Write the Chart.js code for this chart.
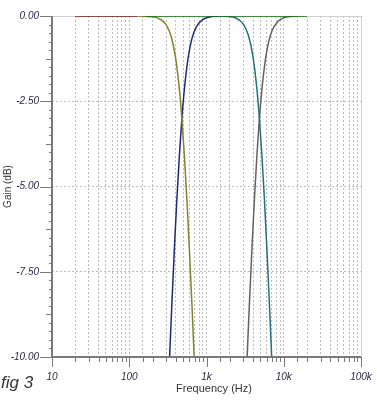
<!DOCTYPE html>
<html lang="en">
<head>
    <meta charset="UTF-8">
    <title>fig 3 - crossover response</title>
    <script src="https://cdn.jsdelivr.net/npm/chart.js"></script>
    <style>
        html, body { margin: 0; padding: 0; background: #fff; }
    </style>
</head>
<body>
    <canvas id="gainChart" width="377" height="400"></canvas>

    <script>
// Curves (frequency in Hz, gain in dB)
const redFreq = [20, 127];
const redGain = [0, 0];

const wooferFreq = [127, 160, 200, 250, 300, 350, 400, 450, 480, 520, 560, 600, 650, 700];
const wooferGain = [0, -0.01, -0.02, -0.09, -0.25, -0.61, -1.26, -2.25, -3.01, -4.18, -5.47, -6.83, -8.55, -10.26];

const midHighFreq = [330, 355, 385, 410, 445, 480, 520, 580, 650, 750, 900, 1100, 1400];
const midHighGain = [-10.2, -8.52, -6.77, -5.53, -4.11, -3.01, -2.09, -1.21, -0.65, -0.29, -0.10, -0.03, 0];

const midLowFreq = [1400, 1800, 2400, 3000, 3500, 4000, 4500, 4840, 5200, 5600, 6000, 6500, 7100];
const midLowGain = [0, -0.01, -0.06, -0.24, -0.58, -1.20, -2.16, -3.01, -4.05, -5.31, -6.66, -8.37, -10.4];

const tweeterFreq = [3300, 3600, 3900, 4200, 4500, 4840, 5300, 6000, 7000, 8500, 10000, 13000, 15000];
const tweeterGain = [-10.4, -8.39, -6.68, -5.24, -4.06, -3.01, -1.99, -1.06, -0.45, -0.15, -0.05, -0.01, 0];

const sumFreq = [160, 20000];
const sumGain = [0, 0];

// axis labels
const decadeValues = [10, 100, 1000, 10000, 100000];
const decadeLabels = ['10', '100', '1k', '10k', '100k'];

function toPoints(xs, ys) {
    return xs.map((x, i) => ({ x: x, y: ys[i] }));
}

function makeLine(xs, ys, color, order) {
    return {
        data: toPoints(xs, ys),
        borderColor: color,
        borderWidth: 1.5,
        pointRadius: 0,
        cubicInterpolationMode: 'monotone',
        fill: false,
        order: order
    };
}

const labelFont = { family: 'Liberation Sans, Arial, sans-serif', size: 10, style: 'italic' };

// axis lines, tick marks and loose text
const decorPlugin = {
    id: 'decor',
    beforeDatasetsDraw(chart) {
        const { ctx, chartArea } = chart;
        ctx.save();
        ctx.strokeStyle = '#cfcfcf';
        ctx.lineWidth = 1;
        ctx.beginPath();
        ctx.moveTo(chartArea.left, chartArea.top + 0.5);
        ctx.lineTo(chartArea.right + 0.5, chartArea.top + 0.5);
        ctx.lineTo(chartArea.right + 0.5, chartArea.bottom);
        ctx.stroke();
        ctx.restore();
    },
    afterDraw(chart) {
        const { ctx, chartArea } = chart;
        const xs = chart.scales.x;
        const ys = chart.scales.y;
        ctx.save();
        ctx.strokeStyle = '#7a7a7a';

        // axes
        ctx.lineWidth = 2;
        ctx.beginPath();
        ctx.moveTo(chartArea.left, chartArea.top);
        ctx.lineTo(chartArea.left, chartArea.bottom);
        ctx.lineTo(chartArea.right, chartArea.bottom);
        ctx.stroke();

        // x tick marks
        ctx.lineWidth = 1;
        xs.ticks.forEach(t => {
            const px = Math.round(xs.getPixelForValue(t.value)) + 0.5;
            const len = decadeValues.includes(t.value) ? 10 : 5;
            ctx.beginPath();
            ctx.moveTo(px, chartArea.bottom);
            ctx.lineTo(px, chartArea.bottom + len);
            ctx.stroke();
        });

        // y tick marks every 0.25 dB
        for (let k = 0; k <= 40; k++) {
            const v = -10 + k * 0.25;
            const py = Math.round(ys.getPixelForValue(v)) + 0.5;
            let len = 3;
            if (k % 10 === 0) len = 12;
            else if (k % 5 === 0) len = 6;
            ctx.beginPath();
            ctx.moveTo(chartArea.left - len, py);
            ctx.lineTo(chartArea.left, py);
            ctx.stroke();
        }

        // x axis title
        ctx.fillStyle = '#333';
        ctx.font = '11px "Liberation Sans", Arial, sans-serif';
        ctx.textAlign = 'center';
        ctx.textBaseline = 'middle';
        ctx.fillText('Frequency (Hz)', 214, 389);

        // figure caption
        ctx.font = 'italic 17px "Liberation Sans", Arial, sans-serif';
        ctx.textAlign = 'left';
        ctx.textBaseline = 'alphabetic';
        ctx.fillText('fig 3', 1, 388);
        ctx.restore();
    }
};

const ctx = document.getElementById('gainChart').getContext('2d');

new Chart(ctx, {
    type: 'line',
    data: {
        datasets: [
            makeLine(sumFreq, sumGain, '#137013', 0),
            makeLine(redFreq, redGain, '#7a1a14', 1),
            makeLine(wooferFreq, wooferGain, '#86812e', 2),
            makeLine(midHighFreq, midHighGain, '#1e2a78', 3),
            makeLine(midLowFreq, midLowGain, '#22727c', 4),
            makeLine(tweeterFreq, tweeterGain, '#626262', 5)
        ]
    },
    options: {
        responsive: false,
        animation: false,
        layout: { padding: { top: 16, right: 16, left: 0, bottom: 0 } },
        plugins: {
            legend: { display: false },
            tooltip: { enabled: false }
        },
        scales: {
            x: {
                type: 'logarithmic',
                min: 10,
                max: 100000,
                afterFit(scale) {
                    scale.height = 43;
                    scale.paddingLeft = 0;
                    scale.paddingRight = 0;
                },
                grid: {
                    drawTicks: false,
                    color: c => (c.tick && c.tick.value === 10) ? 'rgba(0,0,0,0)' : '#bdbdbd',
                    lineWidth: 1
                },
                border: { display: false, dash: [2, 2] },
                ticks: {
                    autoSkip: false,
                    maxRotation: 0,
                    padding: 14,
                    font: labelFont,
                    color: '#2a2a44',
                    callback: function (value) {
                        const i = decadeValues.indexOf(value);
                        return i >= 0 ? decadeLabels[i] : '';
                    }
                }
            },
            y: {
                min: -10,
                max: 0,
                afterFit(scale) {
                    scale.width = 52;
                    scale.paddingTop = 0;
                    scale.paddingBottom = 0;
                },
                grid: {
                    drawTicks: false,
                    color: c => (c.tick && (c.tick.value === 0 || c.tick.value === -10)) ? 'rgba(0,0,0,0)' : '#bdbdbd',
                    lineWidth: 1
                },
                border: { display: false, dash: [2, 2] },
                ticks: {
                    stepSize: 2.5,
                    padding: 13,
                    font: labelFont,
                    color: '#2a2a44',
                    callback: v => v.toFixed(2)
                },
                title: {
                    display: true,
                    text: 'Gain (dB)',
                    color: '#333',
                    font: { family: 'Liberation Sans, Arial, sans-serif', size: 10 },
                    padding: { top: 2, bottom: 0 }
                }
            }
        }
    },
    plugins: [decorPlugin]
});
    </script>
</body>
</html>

* * *

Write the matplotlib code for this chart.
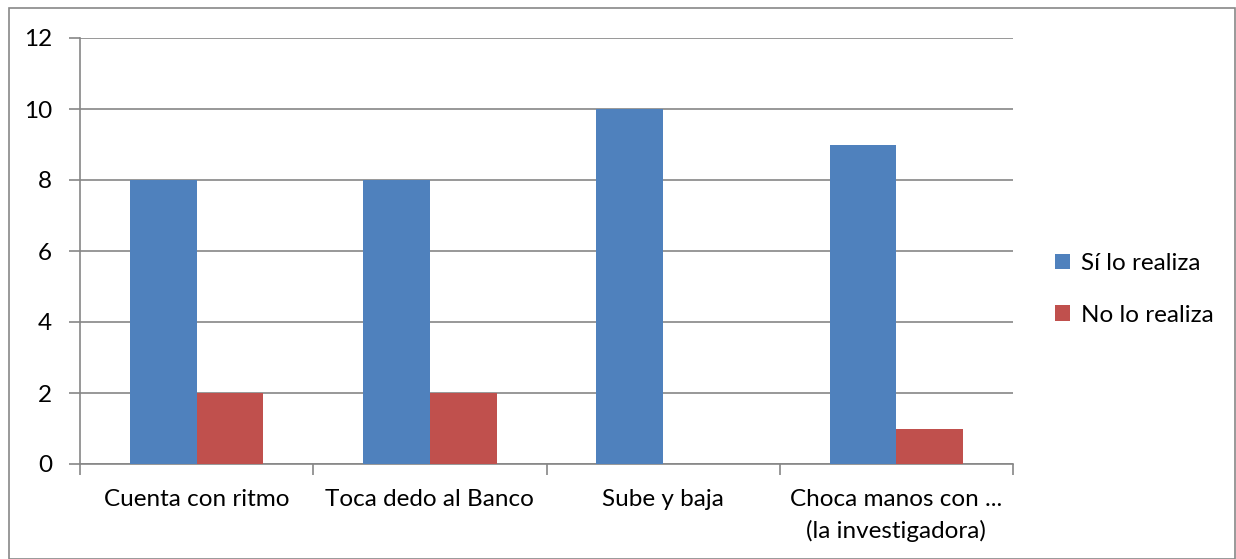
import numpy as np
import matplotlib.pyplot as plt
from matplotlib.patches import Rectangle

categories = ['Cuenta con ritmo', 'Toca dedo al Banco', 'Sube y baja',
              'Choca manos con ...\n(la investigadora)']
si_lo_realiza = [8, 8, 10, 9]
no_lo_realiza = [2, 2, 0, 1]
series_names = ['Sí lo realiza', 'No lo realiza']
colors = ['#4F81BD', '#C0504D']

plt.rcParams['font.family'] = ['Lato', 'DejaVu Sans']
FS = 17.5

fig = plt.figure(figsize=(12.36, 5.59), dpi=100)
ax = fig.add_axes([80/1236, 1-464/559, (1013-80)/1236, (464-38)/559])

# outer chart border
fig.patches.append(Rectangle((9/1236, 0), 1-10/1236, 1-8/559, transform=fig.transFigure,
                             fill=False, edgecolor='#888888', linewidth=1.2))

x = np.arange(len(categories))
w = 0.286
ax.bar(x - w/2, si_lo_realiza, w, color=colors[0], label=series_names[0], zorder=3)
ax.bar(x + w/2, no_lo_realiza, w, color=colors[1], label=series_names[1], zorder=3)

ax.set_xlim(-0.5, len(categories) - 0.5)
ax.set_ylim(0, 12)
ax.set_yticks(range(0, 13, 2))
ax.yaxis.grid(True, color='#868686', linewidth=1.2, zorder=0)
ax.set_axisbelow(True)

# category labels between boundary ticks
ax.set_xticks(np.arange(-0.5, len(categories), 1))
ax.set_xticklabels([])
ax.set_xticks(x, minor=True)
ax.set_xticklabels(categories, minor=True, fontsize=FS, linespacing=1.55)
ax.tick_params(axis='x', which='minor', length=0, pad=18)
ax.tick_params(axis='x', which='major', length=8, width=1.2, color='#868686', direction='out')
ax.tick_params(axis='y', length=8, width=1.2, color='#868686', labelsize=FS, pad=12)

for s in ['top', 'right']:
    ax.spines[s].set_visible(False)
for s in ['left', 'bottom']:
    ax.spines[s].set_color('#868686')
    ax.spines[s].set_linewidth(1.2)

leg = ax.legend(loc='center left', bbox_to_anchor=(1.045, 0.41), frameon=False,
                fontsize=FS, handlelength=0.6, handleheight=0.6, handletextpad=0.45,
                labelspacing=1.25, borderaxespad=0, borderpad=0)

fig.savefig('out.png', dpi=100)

Goal: From the material above, reproduce only what runs from the line holding "Write the Chart.js code for this chart." down to the line holding "-0.10, -0.03, 0];", both included, pictures excluded.

Task solution:
Write the Chart.js code for this chart.
<!DOCTYPE html>
<html lang="en">
<head>
    <meta charset="UTF-8">
    <title>fig 3 - crossover response</title>
    <script src="https://cdn.jsdelivr.net/npm/chart.js"></script>
    <style>
        html, body { margin: 0; padding: 0; background: #fff; }
    </style>
</head>
<body>
    <canvas id="gainChart" width="377" height="400"></canvas>

    <script>
// Curves (frequency in Hz, gain in dB)
const redFreq = [20, 127];
const redGain = [0, 0];

const wooferFreq = [127, 160, 200, 250, 300, 350, 400, 450, 480, 520, 560, 600, 650, 700];
const wooferGain = [0, -0.01, -0.02, -0.09, -0.25, -0.61, -1.26, -2.25, -3.01, -4.18, -5.47, -6.83, -8.55, -10.26];

const midHighFreq = [330, 355, 385, 410, 445, 480, 520, 580, 650, 750, 900, 1100, 1400];
const midHighGain = [-10.2, -8.52, -6.77, -5.53, -4.11, -3.01, -2.09, -1.21, -0.65, -0.29, -0.10, -0.03, 0];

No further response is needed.